En effet, il y a des choses qui me laissent perplexe et qui m’attristent. Par exemple, si en France on prie souvent pour l’unité des chrétiens, ce n’est pas vraiment à la mode ici et les relations catholiques/orthodoxes sont ambiguës. Les prêtres orthodoxes refusent la communion même aux religieuses et prêtres catholiques. Les sœurs m’expliquent que cette réticence augmente et elles se désolent de voir aujourd’hui les élèves orthodoxes qui refusent de communier à la messe de l’école.
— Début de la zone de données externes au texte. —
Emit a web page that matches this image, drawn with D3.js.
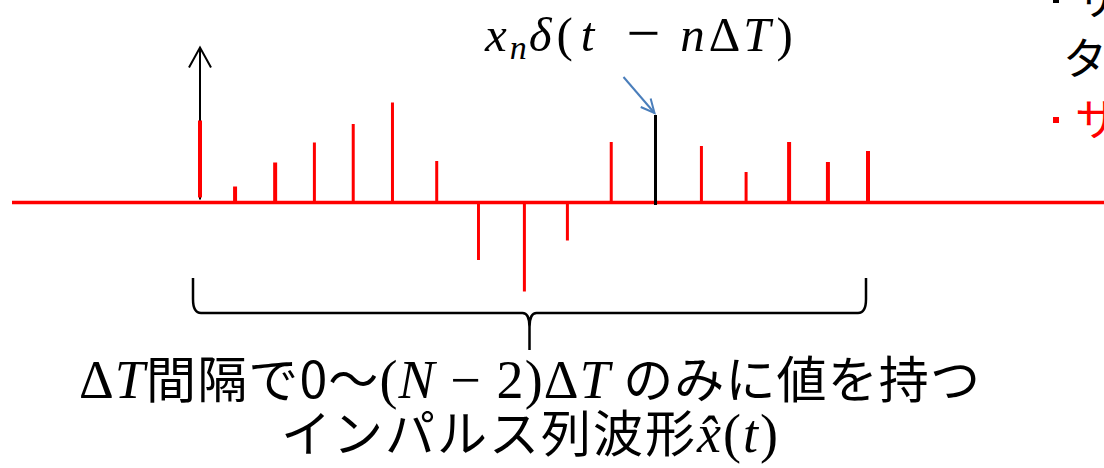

En Haute-Égypte, il y des villages où l’on refusent que viennent s’installer des non-orthodoxes : nous avons été accueillis dans un de ces villages par un prêtre, très gentil au début, qui a fini par critiquer avec énormément de mépris les catholiques pendant presque une heure sans chercher le moindre dialogue avec nous… Alors que si peu de choses nous séparent.

De plus, les règles sociales sont très fortes : les jeunes ici savent rarement faire la différence entre ce qui est culturellement/socialement interdit et ce qui est véritablement juridiquement condamné. Ce qui m’étonne c’est de voir combien les jeunes sont rebutés par certaines coutumes (comme les mariages arrangés par exemple), car ils savent très bien que l’on fonctionne autrement ailleurs, mais ne peuvent pas imaginer faire autrement chez eux. C’est un décalage énorme avec l’Occident de voir aujourd’hui des jeunes générations pour qui l’ordre socio-culturel est quelque chose d’immuable à presque tous les niveaux. Bien sûr, je savais que ce fonctionnement existait et je n’ai jamais pensé que se soit quelque choses de forcément négatif, au contraire d’ailleurs. Pourtant maintenant que j’en suis directement témoin, je suis souvent troublée par cette situation. Je ne me rendais pas compte que ce type de système très traditionnel limitait autant les questionnements personnels et la recherche de sens.

Ainsi, j’ai parlé plus haut de la liberté dans mes cours, mais la règle d’or qui fait obstacle à cela ce sont les « 3 sujets tabous en Égypte » que j’ai interdiction d’aborder avec les élèves : la religion, la sexualité et la politique. C’est souvent frustrant avec les filles les plus âgées mais j’aime aussi cet exercice de devoir m’adapter à la réalité de ce qu’on vit ici.